The late brake represents the classic overtaking move in racing. Execution requires closing the gap to within striking distance, moving offline before the braking zone, braking later while still making the corner, claiming the inside line to force them wide, and completing the pass before corner exit. The key is avoiding dive bombs, you must be alongside before turn-in, leave racing room, control your exit speed, and expect counter-attacks.
The switchback uses your opponent's momentum against them brilliantly. Show the inside to make them defend, let them brake late while you take the normal line, achieve better exit speed to cut back underneath, use superior acceleration to complete the pass on the straight. This surprise element works because they're looking the wrong way. It's particularly effective against habitual late brakers, in tight corners with long acceleration zones, and when the inside line is compromised.
Going around the outside requires bravery but can be devastatingly effective with the right execution. This move demands higher corner speed, better grip or fresher tires, complete trust in your abilities, perfect execution, and always having a plan B ready. Maintain your momentum without unnecessary lifting, claim the outside before turn-in, hold your ground trusting the grip, run parallel through the corner, then claim the inside for the next turn where you'll have the natural advantage.
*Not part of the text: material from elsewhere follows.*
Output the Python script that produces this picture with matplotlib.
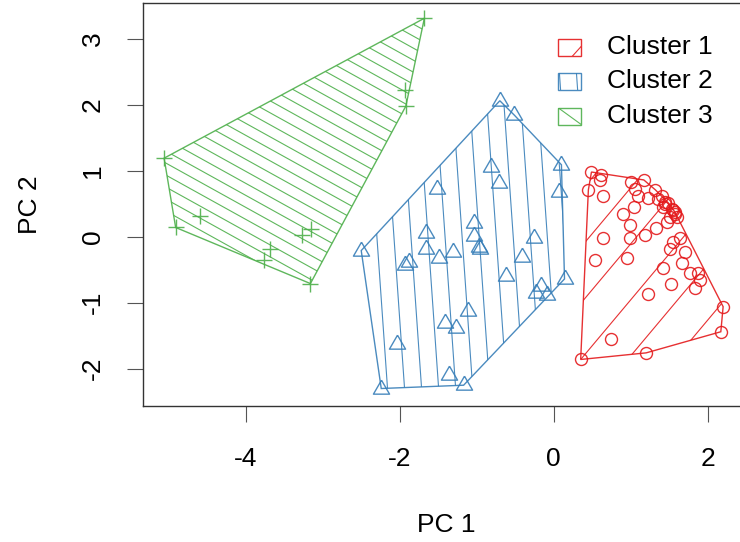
"""PCA scatter of three clusters with hatched convex hulls (PC 1 vs PC 2)."""
import numpy as np
import matplotlib
matplotlib.use("Agg")
import matplotlib.pyplot as plt
from matplotlib.patches import Polygon
from matplotlib.lines import Line2D

plt.rcParams["font.family"] = ["Liberation Sans", "DejaVu Sans"]

# --- PC scores per cluster ---
c1_x = [0.49, 0.62, 0.60, 0.45, 0.64, 1.00, 1.17, 1.06, 1.32, 1.22, 1.40, 1.45,
        1.49, 1.42, 1.55, 1.58, 1.51, 1.60, 1.47, 0.90, 1.04, 0.99, 1.33, 1.19,
        0.99, 0.64, 0.54, 0.95, 1.55, 1.64, 1.51, 1.71, 1.42, 1.66, 1.77, 1.88,
        1.90, 1.83, 1.52, 1.22, 2.20, 2.17, 0.75, 1.20, 0.35, 1.36, 1.44, 1.53,
        1.57, 1.10]
c1_y = [0.98, 0.93, 0.86, 0.71, 0.61, 0.83, 0.86, 0.73, 0.71, 0.58, 0.61, 0.53,
        0.51, 0.45, 0.40, 0.35, 0.30, 0.30, 0.23, 0.35, 0.45, 0.18, 0.13, 0.03,
        -0.02, -0.02, -0.35, -0.33, -0.08, -0.02, -0.18, -0.23, -0.48, -0.40,
        -0.55, -0.55, -0.66, -0.78, -0.71, -0.87, -1.06, -1.44, -1.55, -1.76,
        -1.86, 0.57, 0.50, 0.42, 0.38, 0.62]

c2_x = [-0.70, -0.51, 0.10, 0.07, -0.81, -0.71, -1.52, -1.04, -1.03, -0.97,
        -0.96, -1.66, -1.66, -1.49, -1.31, -1.88, -1.93, -2.50, -0.26, -0.41,
        -0.62, 0.14, -0.16, -0.23, -0.09, -1.11, -1.41, -1.27, -2.03, -1.36,
        -1.17, -2.24]
c2_y = [2.06, 1.84, 1.09, 0.68, 1.06, 0.82, 0.72, 0.21, 0.01, -0.15,
        -0.18, 0.05, -0.19, -0.32, -0.23, -0.38, -0.43, -0.21, -0.02, -0.30,
        -0.60, -0.64, -0.75, -0.86, -0.88, -1.13, -1.31, -1.39, -1.63, -2.10,
        -2.25, -2.30]

c3_x = [-1.68, -1.93, -1.92, -5.06, -4.60, -4.91, -3.15, -3.27, -3.69, -3.76, -3.16]
c3_y = [3.31, 2.22, 1.98, 1.19, 0.31, 0.14, 0.12, 0.03, -0.18, -0.35, -0.71]

labels = ["Cluster 1", "Cluster 2", "Cluster 3"]
colors = ["#E41A1C", "#377EB8", "#4DAF4A"]

x_ticks = [-4, -2, 0, 2]
y_ticks = [-2, -1, 0, 1, 2, 3]


def convex_hull(xs, ys):
    pts = sorted(set(zip(xs, ys)))

    def cross(o, a, b):
        return (a[0] - o[0]) * (b[1] - o[1]) - (a[1] - o[1]) * (b[0] - o[0])

    lower, upper = [], []
    for p in pts:
        while len(lower) >= 2 and cross(lower[-2], lower[-1], p) <= 0:
            lower.pop()
        lower.append(p)
    for p in reversed(pts):
        while len(upper) >= 2 and cross(upper[-2], upper[-1], p) <= 0:
            upper.pop()
        upper.append(p)
    return np.array(lower[:-1] + upper[:-1])


def hatch(ax, verts, angle, spacing, color, anchor, lw=0.8):
    """Shade a polygon with parallel lines, angle/spacing in screen pixels."""
    patch = Polygon(verts, closed=True, fill=False, edgecolor=color,
                    linewidth=1.0, alpha=0.9, zorder=2)
    ax.add_patch(patch)
    px = ax.transData.transform(verts)
    a = ax.transData.transform(anchor)
    th = np.radians(angle)
    d = np.array([np.cos(th), np.sin(th)])
    n = np.array([-d[1], d[0]])
    proj = px @ n
    a0 = a @ n
    k0 = np.floor((proj.min() - a0) / spacing) - 1
    k1 = np.ceil((proj.max() - a0) / spacing) + 1
    big = 3000
    inv = ax.transData.inverted()
    for k in np.arange(k0, k1 + 1):
        p = a + k * spacing * n
        seg = inv.transform(np.array([p - big * d, p + big * d]))
        ln = Line2D(seg[:, 0], seg[:, 1], color=color, linewidth=lw,
                    alpha=0.9, zorder=2)
        ax.add_line(ln)
        ln.set_clip_path(patch)


W, H = 740, 542
fig = plt.figure(figsize=(W / 100, H / 100), dpi=100)
# plot region runs past the right edge of the canvas
left, right, top, bottom = 142.7, 749.0, 3.0, 406.0
ax = fig.add_axes([left / W, 1 - bottom / H, (right - left) / W, (bottom - top) / H])
ax.set_xlim(-5.338, 2.536)
ax.set_ylim(-2.565, 3.541)

clusters = [(c1_x, c1_y), (c2_x, c2_y), (c3_x, c3_y)]
hatch_style = [(50, 36), (94, 17), (151, 10.5)]

for i, (xs, ys) in enumerate(clusters):
    hull = convex_hull(xs, ys)
    ang, sp = hatch_style[i]
    if i == 0:
        anchor = hull[np.argmin(hull[:, 1])]
    elif i == 1:
        anchor = (min(xs) + 0.12, min(ys))
    else:
        anchor = hull[np.argmax(hull[:, 1])]
    hatch(ax, hull, ang, sp, colors[i], anchor)

# R-style plotting symbols: s is the symbol size in points
s = 11.5
tri = [(0, 1.555), (1.347, -0.778), (-1.347, -0.778), (0, 1.555)]
ax.plot(c1_x, c1_y, "o", ms=0.75 * s, mfc="none", mec=colors[0], mew=1.0,
        alpha=0.9, zorder=3)
ax.plot(c2_x, c2_y, ls="none", marker=tri, ms=2 * 0.583 * s, mfc="none",
        mec=colors[1], mew=1.0, alpha=0.9, zorder=3)
ax.plot(c3_x, c3_y, "+", ms=1.06 * s, mec=colors[2], mew=1.0, alpha=0.9, zorder=3)

# legend drawn by hand: small hatched boxes + labels
inv = ax.transData.inverted()
box_w, box_h = 23, 17
leg_x, leg_y0, leg_dy = 558, 47, 34.5
leg_hatch = [(48, 36, (box_w - 8, 0)), (94, 17, (2, box_h / 2)),
             (-36, 60, (box_w / 2, box_h / 2))]
for i, lab in enumerate(labels):
    cy = leg_y0 + i * leg_dy
    corners = np.array([[leg_x, H - cy - box_h / 2], [leg_x + box_w, H - cy - box_h / 2],
                        [leg_x + box_w, H - cy + box_h / 2], [leg_x, H - cy + box_h / 2]])
    ang, sp, (ox, oy) = leg_hatch[i]
    anchor = inv.transform([leg_x + ox, H - cy - box_h / 2 + oy])
    hatch(ax, inv.transform(corners), ang, sp, colors[i], anchor)
    ax.text(*inv.transform([607, H - cy]), lab, fontsize=19,
            va="center", ha="left", color="black")

ax.set_xticks(x_ticks)
ax.set_yticks(y_ticks)
ax.set_xticklabels([str(v) for v in x_ticks])
ax.set_yticklabels([str(v) for v in y_ticks], rotation=90, va="center")
ax.tick_params(direction="out", length=11.5, width=0.8, color="#555555",
               labelsize=19)
ax.tick_params(axis="x", pad=18)
ax.tick_params(axis="y", pad=16)
for sp_ in ax.spines.values():
    sp_.set_linewidth(1.0)
    sp_.set_color("#333333")
ax.set_xlabel("PC 1", fontsize=19, labelpad=30)
ax.set_ylabel("PC 2", fontsize=19, labelpad=28)

fig.savefig("out.png", dpi=100)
The slipstream pass uses aerodynamics to create speed differential. Exit the corner well to match their speed, tuck in behind to save fuel while building speed advantage, time your move for peak slipstream effect, pull out smoothly but not too early, and complete the pass before the braking zone for the cleanest execution. Long straights are essential, and timing proves critical as weather conditions affect slipstream strength differently for GT3 versus GT4 cars.